#### Exercise task:
Retype exactly what runs from the first line of the data to the line with "Media, RMB BN)</text>", keeping both of those lines and skipping pictures.

#### Data extract:
• • • •

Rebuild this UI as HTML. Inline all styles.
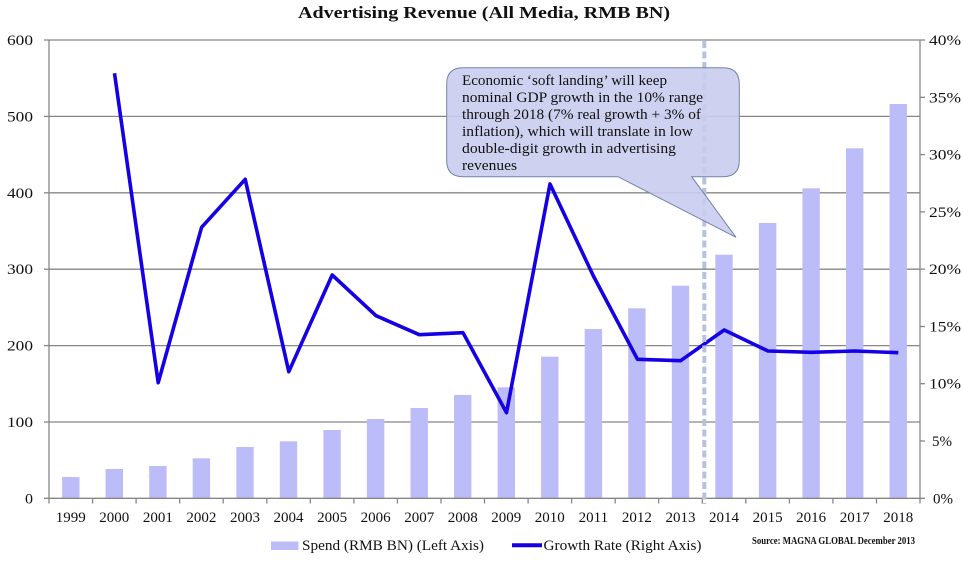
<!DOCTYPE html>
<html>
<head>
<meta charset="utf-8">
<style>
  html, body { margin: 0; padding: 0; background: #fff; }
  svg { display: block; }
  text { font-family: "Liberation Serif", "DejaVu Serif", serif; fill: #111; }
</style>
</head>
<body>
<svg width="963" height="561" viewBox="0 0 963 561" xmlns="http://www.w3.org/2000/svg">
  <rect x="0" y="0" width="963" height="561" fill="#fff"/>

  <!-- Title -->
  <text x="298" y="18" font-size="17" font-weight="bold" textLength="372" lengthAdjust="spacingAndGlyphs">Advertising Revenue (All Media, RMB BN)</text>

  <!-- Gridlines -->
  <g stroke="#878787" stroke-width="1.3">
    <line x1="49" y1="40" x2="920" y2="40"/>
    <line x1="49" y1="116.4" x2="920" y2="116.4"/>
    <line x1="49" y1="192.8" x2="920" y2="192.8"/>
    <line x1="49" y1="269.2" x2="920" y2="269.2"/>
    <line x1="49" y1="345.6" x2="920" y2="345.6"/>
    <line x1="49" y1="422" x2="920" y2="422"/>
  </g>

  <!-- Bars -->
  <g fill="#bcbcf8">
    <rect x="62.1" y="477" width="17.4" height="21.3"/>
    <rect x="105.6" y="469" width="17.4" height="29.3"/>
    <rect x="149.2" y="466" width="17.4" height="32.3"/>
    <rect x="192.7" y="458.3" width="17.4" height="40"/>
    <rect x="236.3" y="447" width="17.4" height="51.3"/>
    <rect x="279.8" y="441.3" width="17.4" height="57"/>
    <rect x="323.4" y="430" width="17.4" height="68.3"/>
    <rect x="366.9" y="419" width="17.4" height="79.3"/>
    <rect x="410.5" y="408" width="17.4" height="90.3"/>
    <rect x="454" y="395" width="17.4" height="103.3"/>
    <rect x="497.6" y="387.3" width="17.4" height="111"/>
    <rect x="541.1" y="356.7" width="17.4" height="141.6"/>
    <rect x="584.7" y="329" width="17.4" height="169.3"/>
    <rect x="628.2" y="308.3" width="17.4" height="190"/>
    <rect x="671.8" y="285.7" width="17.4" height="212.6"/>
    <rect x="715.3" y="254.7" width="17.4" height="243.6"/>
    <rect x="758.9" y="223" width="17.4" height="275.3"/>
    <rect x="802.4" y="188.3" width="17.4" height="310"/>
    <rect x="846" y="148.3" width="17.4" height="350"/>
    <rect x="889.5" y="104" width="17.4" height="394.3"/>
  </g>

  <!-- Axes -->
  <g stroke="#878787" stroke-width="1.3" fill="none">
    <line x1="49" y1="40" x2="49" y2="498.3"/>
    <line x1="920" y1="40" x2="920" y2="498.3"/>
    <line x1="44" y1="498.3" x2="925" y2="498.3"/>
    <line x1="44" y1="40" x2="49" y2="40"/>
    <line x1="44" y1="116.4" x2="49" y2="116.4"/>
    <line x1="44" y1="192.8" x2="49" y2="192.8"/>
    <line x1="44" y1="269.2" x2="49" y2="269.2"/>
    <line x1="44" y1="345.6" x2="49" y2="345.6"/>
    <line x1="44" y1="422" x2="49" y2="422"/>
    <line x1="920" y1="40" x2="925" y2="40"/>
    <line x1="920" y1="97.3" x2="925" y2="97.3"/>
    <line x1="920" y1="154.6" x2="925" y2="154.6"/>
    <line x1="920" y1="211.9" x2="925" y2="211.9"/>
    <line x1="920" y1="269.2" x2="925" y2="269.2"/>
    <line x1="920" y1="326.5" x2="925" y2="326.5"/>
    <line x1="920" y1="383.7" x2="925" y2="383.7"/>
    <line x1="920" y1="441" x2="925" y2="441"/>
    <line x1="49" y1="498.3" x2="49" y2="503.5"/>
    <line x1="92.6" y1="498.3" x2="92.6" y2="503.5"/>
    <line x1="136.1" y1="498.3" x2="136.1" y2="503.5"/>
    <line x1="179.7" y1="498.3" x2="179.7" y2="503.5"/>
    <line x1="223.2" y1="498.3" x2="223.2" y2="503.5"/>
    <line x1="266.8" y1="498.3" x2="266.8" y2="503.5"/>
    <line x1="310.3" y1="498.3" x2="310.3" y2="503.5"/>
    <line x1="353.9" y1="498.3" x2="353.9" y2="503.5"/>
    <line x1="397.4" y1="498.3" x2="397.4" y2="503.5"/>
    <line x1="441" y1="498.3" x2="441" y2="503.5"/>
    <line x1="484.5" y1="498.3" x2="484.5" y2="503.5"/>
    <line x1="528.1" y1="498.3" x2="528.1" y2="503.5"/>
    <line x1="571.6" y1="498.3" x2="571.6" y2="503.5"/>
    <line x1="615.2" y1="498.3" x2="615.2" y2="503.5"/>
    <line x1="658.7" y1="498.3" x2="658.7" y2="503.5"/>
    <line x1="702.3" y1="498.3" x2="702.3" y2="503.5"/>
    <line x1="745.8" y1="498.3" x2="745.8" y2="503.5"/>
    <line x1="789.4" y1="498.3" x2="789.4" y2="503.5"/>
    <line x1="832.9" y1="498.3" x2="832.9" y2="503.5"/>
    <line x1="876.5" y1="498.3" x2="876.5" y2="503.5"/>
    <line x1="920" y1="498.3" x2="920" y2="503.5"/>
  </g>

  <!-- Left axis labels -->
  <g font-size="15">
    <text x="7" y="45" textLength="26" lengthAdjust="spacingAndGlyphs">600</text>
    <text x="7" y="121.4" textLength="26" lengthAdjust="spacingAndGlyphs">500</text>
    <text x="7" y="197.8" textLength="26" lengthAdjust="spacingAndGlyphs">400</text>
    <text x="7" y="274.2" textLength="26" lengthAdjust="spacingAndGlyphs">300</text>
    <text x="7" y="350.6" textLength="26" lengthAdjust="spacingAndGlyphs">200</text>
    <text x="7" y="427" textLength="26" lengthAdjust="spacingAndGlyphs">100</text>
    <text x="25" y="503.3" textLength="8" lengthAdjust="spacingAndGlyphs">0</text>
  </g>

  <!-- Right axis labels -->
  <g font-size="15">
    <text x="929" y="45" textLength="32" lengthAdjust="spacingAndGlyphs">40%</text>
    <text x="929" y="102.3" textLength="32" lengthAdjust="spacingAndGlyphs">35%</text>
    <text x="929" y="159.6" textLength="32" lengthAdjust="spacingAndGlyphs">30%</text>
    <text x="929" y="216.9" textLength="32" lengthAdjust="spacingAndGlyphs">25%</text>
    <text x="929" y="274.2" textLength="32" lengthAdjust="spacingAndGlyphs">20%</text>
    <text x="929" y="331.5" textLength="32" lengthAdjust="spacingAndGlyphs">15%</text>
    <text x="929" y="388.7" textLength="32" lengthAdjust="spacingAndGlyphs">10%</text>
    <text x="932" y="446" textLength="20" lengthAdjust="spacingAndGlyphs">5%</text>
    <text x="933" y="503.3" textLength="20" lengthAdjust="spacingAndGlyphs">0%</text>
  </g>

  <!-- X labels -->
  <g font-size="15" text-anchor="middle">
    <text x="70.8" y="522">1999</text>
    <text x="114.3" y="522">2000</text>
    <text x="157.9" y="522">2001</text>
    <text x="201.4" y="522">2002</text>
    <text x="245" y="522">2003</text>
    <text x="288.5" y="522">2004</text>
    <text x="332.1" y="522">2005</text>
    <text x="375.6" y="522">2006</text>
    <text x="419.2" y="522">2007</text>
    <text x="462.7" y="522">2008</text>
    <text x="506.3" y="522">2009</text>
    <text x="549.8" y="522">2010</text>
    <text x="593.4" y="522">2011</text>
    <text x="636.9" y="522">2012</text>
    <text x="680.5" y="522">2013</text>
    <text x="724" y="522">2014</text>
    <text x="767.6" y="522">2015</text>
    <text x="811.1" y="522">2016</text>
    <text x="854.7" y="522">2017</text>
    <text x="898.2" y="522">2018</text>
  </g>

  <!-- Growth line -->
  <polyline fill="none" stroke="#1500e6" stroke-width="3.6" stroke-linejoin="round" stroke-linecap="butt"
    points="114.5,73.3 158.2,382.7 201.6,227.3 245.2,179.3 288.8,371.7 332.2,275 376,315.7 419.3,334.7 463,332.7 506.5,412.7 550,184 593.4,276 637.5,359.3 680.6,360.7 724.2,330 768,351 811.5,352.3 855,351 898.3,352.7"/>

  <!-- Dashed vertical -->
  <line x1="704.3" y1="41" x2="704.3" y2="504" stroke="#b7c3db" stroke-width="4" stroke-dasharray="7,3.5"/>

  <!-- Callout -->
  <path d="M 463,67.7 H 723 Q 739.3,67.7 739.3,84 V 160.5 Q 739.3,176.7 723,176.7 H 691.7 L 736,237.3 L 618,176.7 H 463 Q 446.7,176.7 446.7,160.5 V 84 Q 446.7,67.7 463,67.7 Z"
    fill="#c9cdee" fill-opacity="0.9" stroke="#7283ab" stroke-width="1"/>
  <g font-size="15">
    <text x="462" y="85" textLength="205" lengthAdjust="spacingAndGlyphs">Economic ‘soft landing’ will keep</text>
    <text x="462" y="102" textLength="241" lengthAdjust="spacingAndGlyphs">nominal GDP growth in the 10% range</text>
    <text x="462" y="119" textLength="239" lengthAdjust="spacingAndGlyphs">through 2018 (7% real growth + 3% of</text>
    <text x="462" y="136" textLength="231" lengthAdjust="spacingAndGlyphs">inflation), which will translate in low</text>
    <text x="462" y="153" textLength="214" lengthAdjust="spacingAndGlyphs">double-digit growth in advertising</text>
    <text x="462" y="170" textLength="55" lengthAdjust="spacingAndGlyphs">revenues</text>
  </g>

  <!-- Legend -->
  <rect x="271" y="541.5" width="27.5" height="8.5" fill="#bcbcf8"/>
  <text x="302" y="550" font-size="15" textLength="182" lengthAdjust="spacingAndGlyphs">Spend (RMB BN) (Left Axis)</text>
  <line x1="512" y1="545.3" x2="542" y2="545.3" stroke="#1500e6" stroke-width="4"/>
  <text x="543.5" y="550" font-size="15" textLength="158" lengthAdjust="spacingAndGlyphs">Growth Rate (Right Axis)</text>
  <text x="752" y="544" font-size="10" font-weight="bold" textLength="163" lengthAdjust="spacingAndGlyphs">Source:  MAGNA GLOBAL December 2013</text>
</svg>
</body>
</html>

• • • •

#### Task answer:
Rebuild this UI as HTML. Inline all styles.
<!DOCTYPE html>
<html>
<head>
<meta charset="utf-8">
<style>
  html, body { margin: 0; padding: 0; background: #fff; }
  svg { display: block; }
  text { font-family: "Liberation Serif", "DejaVu Serif", serif; fill: #111; }
</style>
</head>
<body>
<svg width="963" height="561" viewBox="0 0 963 561" xmlns="http://www.w3.org/2000/svg">
  <rect x="0" y="0" width="963" height="561" fill="#fff"/>

  <!-- Title -->
  <text x="298" y="18" font-size="17" font-weight="bold" textLength="372" lengthAdjust="spacingAndGlyphs">Advertising Revenue (All Media, RMB BN)</text>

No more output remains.